The Council responded by confirming that it was willing to act as MC’s deputy. NC objected to the Public Guardian’s application and proposed that SR be removed and for him to remain as sole attorney under the LPA. SR initially agreed to the Council taking over as Deputy since she did not want NC to be the sole attorney. However, she changed her mind when she was informed that the Council would charge for acting as Deputy.
Senior Judge Lush was satisfied that MC was unable to revoke the LPA herself. The Judge also concluded that by taking significant sums of monies (£451,513), SR had behaved in a way which contravened her authority and was not in MC’s best interests. As regards NC’s behaviour, the Judge accepted his explanations that he allowed SR to take charge, which he also admitted was an error of judgment. However, the Judge noted that when NC suspected SR’s motives, he tried to safeguard MC’s property by entering a restriction at the Land Registry. The Judge did not see any evidence that NC had or proposed to behave in a way which would contravene his authority or would not be in MC’s best interests.
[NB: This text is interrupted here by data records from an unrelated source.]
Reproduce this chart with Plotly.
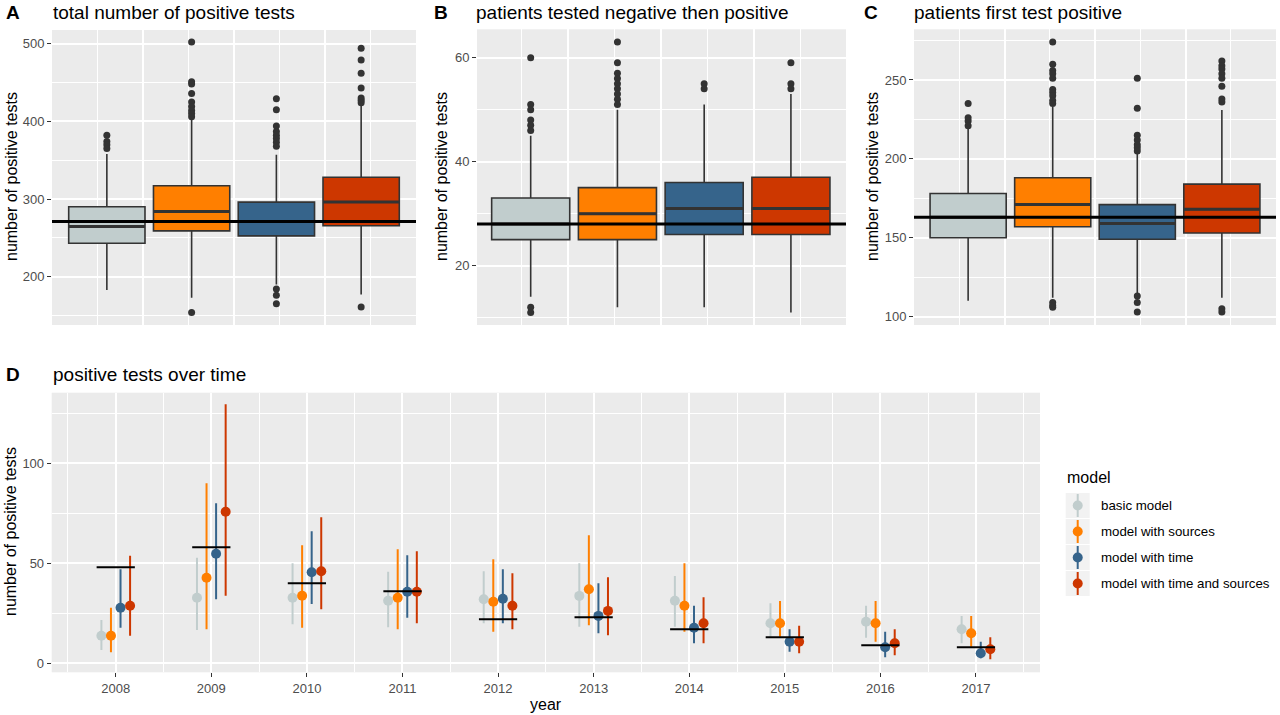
import plotly.graph_objects as go

# ---------------- data ----------------
models = ["basic model", "model with sources", "model with time", "model with time and sources"]
model_colors = ["#C1CDCD", "#FF7F00", "#36648B", "#CD3700"]

# Panel A: total number of positive tests
a_q1 = [243, 259, 252.5, 265.5]
a_med = [264.5, 284, 271, 296]
a_q3 = [290, 317, 296, 328]
a_lo = [183, 173, 190, 177]
a_hi = [358, 403, 357, 420]
a_out = [[382, 374, 370, 365],
         [502, 451, 448, 436, 425, 419, 414, 410, 406, 154],
         [429, 415, 394, 387, 382, 378, 373, 368, 184, 176, 165],
         [494, 479, 462, 443, 430, 427, 424, 161]]
a_obs = 271

# Panel B: patients tested negative then positive
b_q1 = [25, 25, 26, 26]
b_med = [28, 30, 31, 31]
b_q3 = [33, 35, 36, 37]
b_lo = [14, 12, 12, 11]
b_hi = [45, 50, 51, 53]
b_out = [[60, 51, 50, 48, 47, 46, 12, 11],
         [63, 59, 57, 56, 55, 54, 53, 52, 51],
         [55, 54],
         [59, 55, 54]]
b_obs = 28

# Panel C: patients first test positive
c_q1 = [150, 157, 149, 153]
c_med = [163, 171, 159, 168]
c_q3 = [178, 188, 171, 184]
c_lo = [110, 112, 115, 112]
c_hi = [220, 233, 204, 231]
c_out = [[235, 226, 224, 221],
         [274, 260, 256, 254, 251, 244, 242, 240, 237, 235, 109, 107, 106],
         [251, 232, 215, 212, 209, 207, 205, 113, 109, 103],
         [262, 259, 257, 254, 251, 246, 238, 236, 105, 103]]
c_obs = 163

# Panel D: positive tests over time
years = [2008, 2009, 2010, 2011, 2012, 2013, 2014, 2015, 2016, 2017]
d_obs = [48, 58, 40, 36, 22, 23, 17, 13, 9, 8]
basic_mid = [13.8, 32.8, 32.8, 31.3, 32, 33.7, 31.3, 20, 20.8, 17]
basic_lo = [6.7, 16.7, 19.5, 18, 20, 18.3, 18.3, 13.3, 12.8, 10]
basic_hi = [21.7, 52.8, 50, 45.8, 46, 50, 43.7, 30, 28.8, 23.7]
sources_mid = [13.8, 42.8, 33.8, 32.8, 30.8, 37, 28.8, 20, 20, 15]
sources_lo = [5.5, 17, 17.8, 17, 15.8, 19, 15.8, 13.3, 10.8, 8.3]
sources_hi = [27.8, 90, 59, 57, 52, 64, 50, 31.2, 31.2, 23.7]
time_mid = [27.8, 54.8, 45.5, 35.8, 32.3, 23.7, 17.8, 10.8, 8, 5]
time_lo = [17.8, 32, 29.7, 22.8, 20, 15, 10, 5.8, 3, 2.5]
time_hi = [47, 80, 66, 54, 47, 40, 28.8, 17, 15.8, 10.8]
both_mid = [28.8, 75.8, 46, 35.8, 28.8, 26.2, 20, 10.8, 10, 7]
both_lo = [13.8, 33.8, 27, 20, 17, 14, 10, 5, 4, 2]
both_hi = [53.8, 129.5, 73, 56, 45, 43, 33, 18.8, 17, 13]

d_mid = [basic_mid, sources_mid, time_mid, both_mid]
d_lo = [basic_lo, sources_lo, time_lo, both_lo]
d_hi = [basic_hi, sources_hi, time_hi, both_hi]

# ---------------- figure ----------------
W, H = 1280, 715
FONT = "Liberation Sans, Arial, Helvetica, sans-serif"
BOXLINE = "#333333"
TICKCOL = "#4D4D4D"


def fx(p):
    return p / W


def fy(p):
    return 1 - p / H


fig = go.Figure()

box_panels = [
    ("x", "y", a_q1, a_med, a_q3, a_lo, a_hi, a_out, a_obs),
    ("x2", "y2", b_q1, b_med, b_q3, b_lo, b_hi, b_out, b_obs),
    ("x3", "y3", c_q1, c_med, c_q3, c_lo, c_hi, c_out, c_obs),
]

for xa, ya, q1, med, q3, lo, hi, outs, obs in box_panels:
    for i in range(4):
        pos = i + 1
        fig.add_trace(go.Box(
            x=[pos], q1=[q1[i]], median=[med[i]], q3=[q3[i]],
            lowerfence=[lo[i]], upperfence=[hi[i]],
            width=0.9, fillcolor=model_colors[i],
            line=dict(color=BOXLINE, width=1.6),
            boxpoints=False, whiskerwidth=0,
            xaxis=xa, yaxis=ya, showlegend=False, hoverinfo="skip"))
        fig.add_trace(go.Scatter(
            x=[pos - 0.45, pos + 0.45], y=[med[i], med[i]], mode="lines",
            line=dict(color=BOXLINE, width=3),
            xaxis=xa, yaxis=ya, showlegend=False, hoverinfo="skip"))
        fig.add_trace(go.Scatter(
            x=[pos] * len(outs[i]), y=outs[i], mode="markers",
            marker=dict(color=BOXLINE, size=7),
            xaxis=xa, yaxis=ya, showlegend=False, hoverinfo="skip"))
    fig.add_shape(type="line", xref=xa + " domain", yref=ya,
                  x0=0, x1=1, y0=obs, y1=obs,
                  line=dict(color="black", width=3))

# Panel D
offsets = [-0.15, -0.05, 0.05, 0.15]
for m in range(4):
    xs = [yr + offsets[m] for yr in years]
    up = [h - c for h, c in zip(d_hi[m], d_mid[m])]
    dn = [c - l for c, l in zip(d_mid[m], d_lo[m])]
    fig.add_trace(go.Scatter(
        x=xs, y=d_mid[m], mode="markers",
        marker=dict(color=model_colors[m], size=10),
        error_y=dict(type="data", symmetric=False, array=up, arrayminus=dn,
                     color=model_colors[m], thickness=2, width=0),
        xaxis="x4", yaxis="y4", name=models[m], showlegend=False, hoverinfo="skip"))

seg_x, seg_y = [], []
for yr, o in zip(years, d_obs):
    seg_x += [yr - 0.2, yr + 0.2, None]
    seg_y += [o, o, None]
fig.add_trace(go.Scatter(x=seg_x, y=seg_y, mode="lines",
                         line=dict(color="black", width=2),
                         xaxis="x4", yaxis="y4", showlegend=False, hoverinfo="skip"))

# ---------------- axes ----------------
grid_common = dict(gridcolor="white", gridwidth=2, zeroline=False, showline=False)


def box_xaxis(d0, d1, rng):
    return dict(domain=[fx(d0), fx(d1)], range=rng, tickmode="array",
                tickvals=[1.43, 2.5, 3.57], showticklabels=False, ticks="",
                minor=dict(tickmode="array", tickvals=[0.895, 1.965, 3.035, 4.105],
                           showgrid=True, gridcolor="white", gridwidth=1, ticks=""),
                **grid_common)


def yaxis_def(anchor, p0, p1, rng, major, minor):
    return dict(anchor=anchor, domain=[fy(p1), fy(p0)], range=rng, tickmode="array",
                tickvals=major, ticks="outside", ticklen=4, tickwidth=1.2,
                tickcolor="#333333", tickfont=dict(size=13, color=TICKCOL, family=FONT),
                minor=dict(tickmode="array", tickvals=minor, showgrid=True,
                           gridcolor="white", gridwidth=1, ticks=""),
                **grid_common)


fig.update_layout(
    width=W, height=H,
    margin=dict(l=0, r=0, t=0, b=0),
    paper_bgcolor="white", plot_bgcolor="#EBEBEB",
    boxmode="overlay",
    font=dict(family=FONT, color="black"),
    showlegend=False,
    xaxis=box_xaxis(52, 416, [0.353, 4.647]) | dict(anchor="y"),
    yaxis=yaxis_def("x", 30, 325, [137.8, 517.6], [200, 300, 400, 500], [150, 250, 350, 450]),
    xaxis2=box_xaxis(477, 846, [0.381, 4.635]) | dict(anchor="y2"),
    yaxis2=yaxis_def("x2", 29.3, 325, [8.59, 65.45], [20, 40, 60], [10, 30, 50]),
    xaxis3=box_xaxis(914, 1276, [0.36, 4.64]) | dict(anchor="y3"),
    yaxis3=yaxis_def("x3", 29.3, 325, [94.7, 282.1], [100, 150, 200, 250], [125, 175, 225, 275]),
    xaxis4=dict(anchor="y4", domain=[fx(51.7), fx(1040)], range=[2007.33, 2017.67],
                tickmode="array", tickvals=years, ticktext=[str(y) for y in years],
                ticks="outside", ticklen=4, tickwidth=1.2, tickcolor="#333333",
                tickfont=dict(size=13, color=TICKCOL, family=FONT),
                minor=dict(tickmode="array", tickvals=[y + 0.5 for y in [2007] + years],
                           showgrid=True, gridcolor="white", gridwidth=1, ticks=""),
                **grid_common),
    yaxis4=yaxis_def("x4", 392.7, 672.3, [-4.5, 135.3], [0, 50, 100], [25, 75, 125]),
)

# ---------------- text ----------------
ann = []


def text(x, y, s, size, bold=False, angle=0, xanchor="left", color="black"):
    ann.append(dict(x=fx(x), y=fy(y), xref="paper", yref="paper", text=("<b>%s</b>" % s) if bold else s,
                    showarrow=False, xanchor=xanchor, yanchor="middle", textangle=angle,
                    font=dict(size=size, family=FONT, color=color)))


# panel letters and titles
text(4, 12, "A", 19, bold=True)
text(51, 12, "total number of positive tests", 19)
text(432, 12, "B", 19, bold=True)
text(474, 12, "patients tested negative then positive", 19)
text(862, 12, "C", 19, bold=True)
text(912, 12, "patients first test positive", 19)
text(4, 374, "D", 19, bold=True)
text(51, 374, "positive tests over time", 19)

# axis titles
for xc, yc in [(11, 177), (441, 177), (872, 177), (10, 532)]:
    text(xc, yc, "number of positive tests", 16, angle=-90, xanchor="center")
text(546, 704, "year", 16, xanchor="center")

# legend (drawn manually to match ggplot style)
text(1065, 477, "model", 16)
shapes = []
for k in range(4):
    top = 493 + 26 * k
    bot = top + 25
    cx = 1077.7
    cy = (top + bot) / 2
    shapes.append(dict(type="rect", xref="paper", yref="paper",
                       x0=fx(1065.7), x1=fx(1089.7), y0=fy(bot), y1=fy(top),
                       fillcolor="#F2F2F2", line=dict(width=0), layer="above"))
    shapes.append(dict(type="line", xref="paper", yref="paper",
                       x0=fx(cx), x1=fx(cx), y0=fy(bot - 1), y1=fy(top + 1),
                       line=dict(color=model_colors[k], width=2), layer="above"))
    shapes.append(dict(type="circle", xref="paper", yref="paper",
                       x0=fx(cx - 5), x1=fx(cx + 5), y0=fy(cy + 5), y1=fy(cy - 5),
                       fillcolor=model_colors[k], line=dict(width=0), layer="above"))
    text(1099, cy, models[k], 13.3)

for s in shapes:
    fig.add_shape(**s)
fig.update_layout(annotations=ann)

fig.write_html("out.html",
               config={"displayModeBar": False},
               post_script="document.body.style.margin='0';document.body.style.overflow='hidden';")
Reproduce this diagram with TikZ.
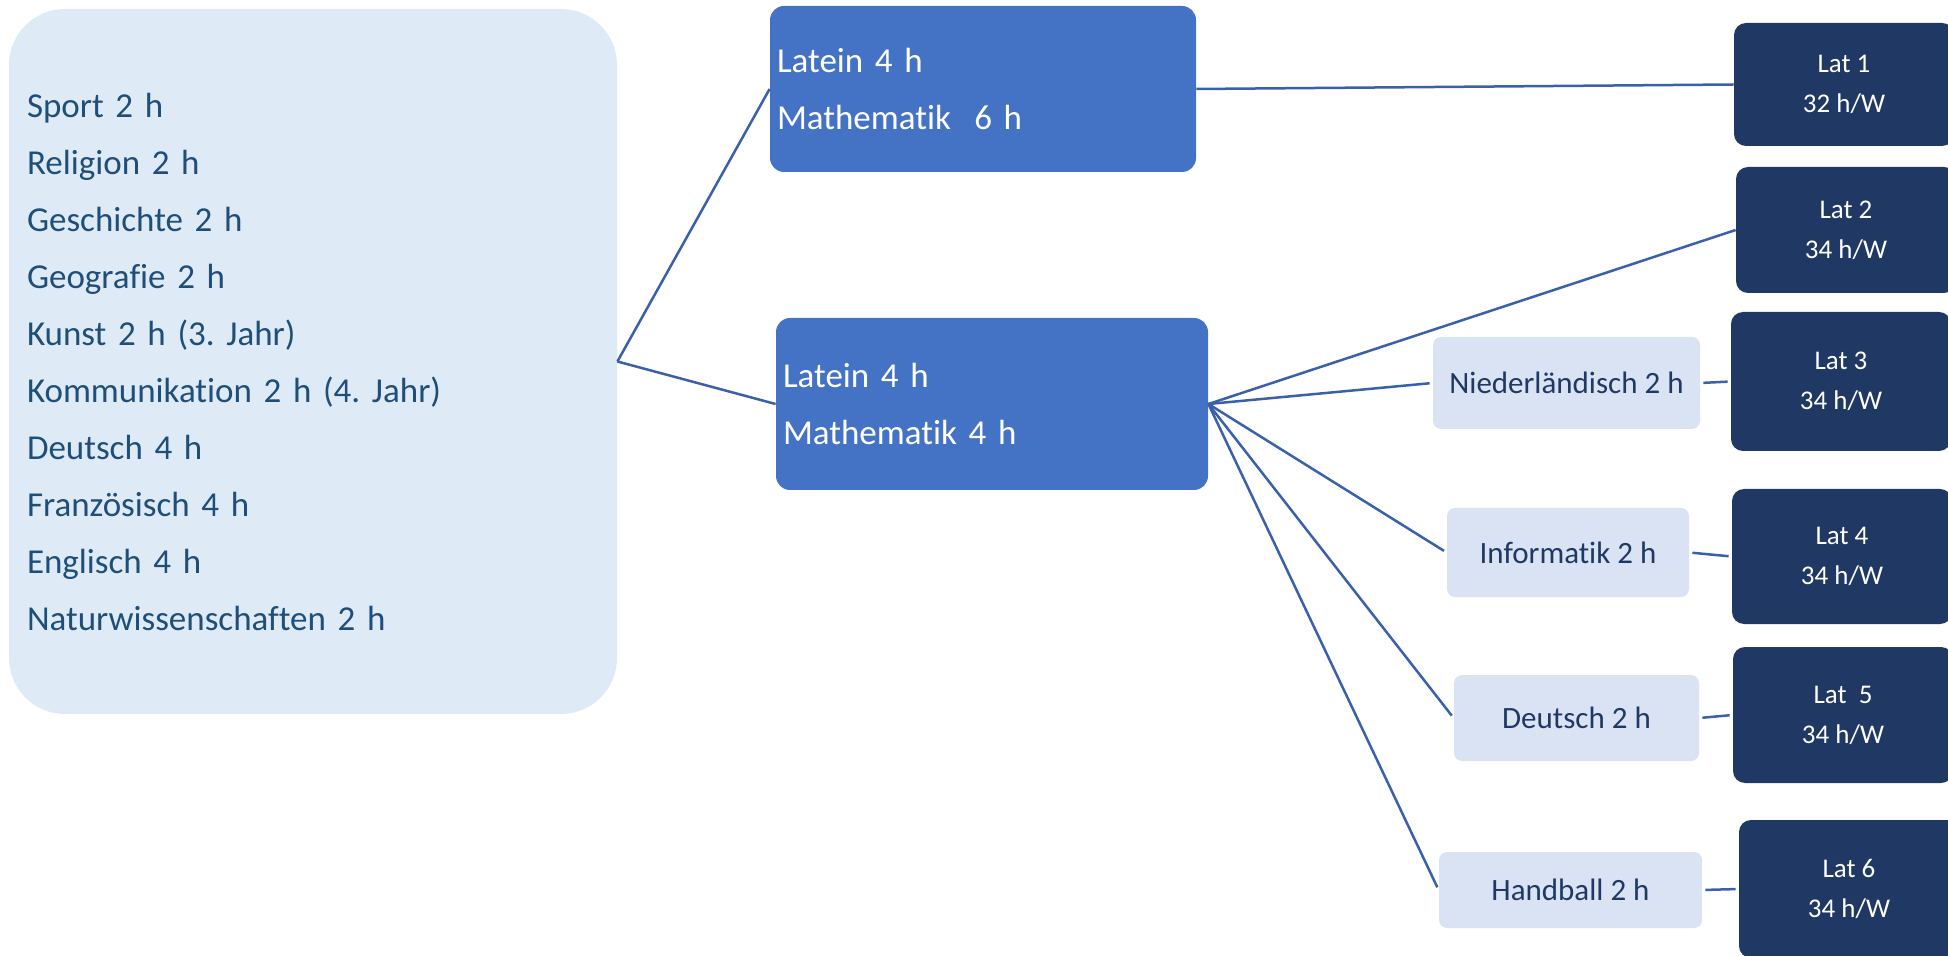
\documentclass[tikz,border=0pt]{standalone}
\usepackage{fontspec}
\setmainfont{Carlito}[Ligatures=NoCommon]
\frenchspacing

\definecolor{basefill}{HTML}{DEEBF7}
\definecolor{basetext}{HTML}{1F4E79}
\definecolor{mathfill}{HTML}{4472C4}
\definecolor{optfill}{HTML}{DAE3F3}
\definecolor{opttext}{HTML}{203864}
\definecolor{latfill}{HTML}{203864}
\definecolor{linkcol}{HTML}{3A60AC}

\tikzset{
    base/.style={fill=basefill, text=basetext, rounded corners=28pt, align=left,
        inner xsep=9pt, text width=286pt, minimum height=352.5pt,
        font=\fontsize{17.5}{28.5}\selectfont},
    math/.style={fill=mathfill, text=white, rounded corners=7pt, align=left,
        inner xsep=3.5pt, font=\fontsize{17.5}{28.5}\selectfont},
    opt/.style={fill=optfill, text=opttext, rounded corners=4pt, inner sep=0pt,
        font=\fontsize{15.5}{18}\selectfont},
    lat/.style={fill=latfill, text=white, rounded corners=6pt, align=center,
        inner sep=0pt, minimum width=110pt, font=\fontsize{13.5}{20}\selectfont},
    link/.style={draw=linkcol, line width=1.25pt}
}

\begin{document}
\begin{tikzpicture}[x=0.5pt, y=-0.5pt]
    \path[use as bounding box] (0,0) rectangle (1948,956);
    \clip (0,0) rectangle (1948,956);

    \node[base] (base) at (313,361.5) {Sport 2 h\\ Religion 2 h\\ Geschichte 2 h\\ Geografie 2 h\\
        Kunst 2 h (3. Jahr)\\ Kommunikation 2 h (4. Jahr)\\ Deutsch 4 h\\ Französisch 4 h\\
        Englisch 4 h\\ Naturwissenschaften 2 h};

    \node[math, text width=206pt, minimum height=83pt] (m1) at (983,89) {Latein 4 h\\ Mathematik\ \ 6 h};
    \node[math, text width=209pt, minimum height=86pt] (m2) at (992,404) {Latein 4 h\\ Mathematik 4 h};

    \node[opt, minimum width=133.5pt, minimum height=46pt] (nl) at (1566.5,383) {Niederländisch 2 h};
    \node[opt, minimum width=121pt, minimum height=44.5pt] (inf) at (1568,552.5) {Informatik 2 h};
    \node[opt, minimum width=122.5pt, minimum height=43pt] (de) at (1576.5,718) {Deutsch 2 h};
    \node[opt, minimum width=131.5pt, minimum height=38pt] (hb) at (1570.5,890) {Handball 2 h};

    \node[lat, minimum height=61.5pt] (lat1) at (1844,84.5) {Lat 1\\ 32 h/W};
    \node[lat, minimum height=63pt] (lat2) at (1846,230) {Lat 2\\ 34 h/W};
    \node[lat, minimum height=69.5pt] (lat3) at (1841,381.5) {Lat 3\\ 34 h/W};
    \node[lat, minimum height=67.5pt] (lat4) at (1842,556.5) {Lat 4\\ 34 h/W};
    \node[lat, minimum height=68pt] (lat5) at (1843,715) {Lat\ \ 5\\ 34 h/W};
    \node[lat, minimum height=69pt] (lat6) at (1849,889) {Lat 6\\ 34 h/W};

    \draw[link] (base.east) -- (m1.west);
    \draw[link] (base.east) -- (m2.west);
    \draw[link] (m1.east) -- (lat1.west);
    \draw[link] (m2.east) -- (lat2.west);
    \foreach \t in {nl,inf,de,hb}
        \draw[link, shorten >=1.5pt] (m2.east) -- (\t.west);
    \draw[link, shorten <=1.5pt, shorten >=1.5pt] (nl.east) -- (lat3.west);
    \draw[link, shorten <=1.5pt, shorten >=1.5pt] (inf.east) -- (lat4.west);
    \draw[link, shorten <=1.5pt, shorten >=1.5pt] (de.east) -- (lat5.west);
    \draw[link, shorten <=1.5pt, shorten >=1.5pt] (hb.east) -- (lat6.west);
\end{tikzpicture}
\end{document}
The Public Guardian argued that the relationship between NC and SR could affect the proper administration of MC’s estate should NC remain as sole attorney. However, the Judge was not convinced that their relationship was that fraught. The factor of most importance in this case, according to Senior Judge Lush, was respecting MC’s wishes as expressed in her LPA. Since NC’s past or future behaviour was not in issue, the Judge held that it would be in MC’s best interests not to fully revoke her LPA but for NC to remain as her sole attorney.
Attorneys under an LPA are expected to act in the Donor’s best interests at all times and follow the Code of Practice. If they cannot be trusted to act in the Donor’s best interests, recent case law has shown that the Public Guardian and the Court of Protection will intervene and the LPA may be revoked and cancelled in some circumstances.
Attorneys should therefore seek legal advice if the actions they propose will exceed their statutory powers and will require the Court of Protection’s approval.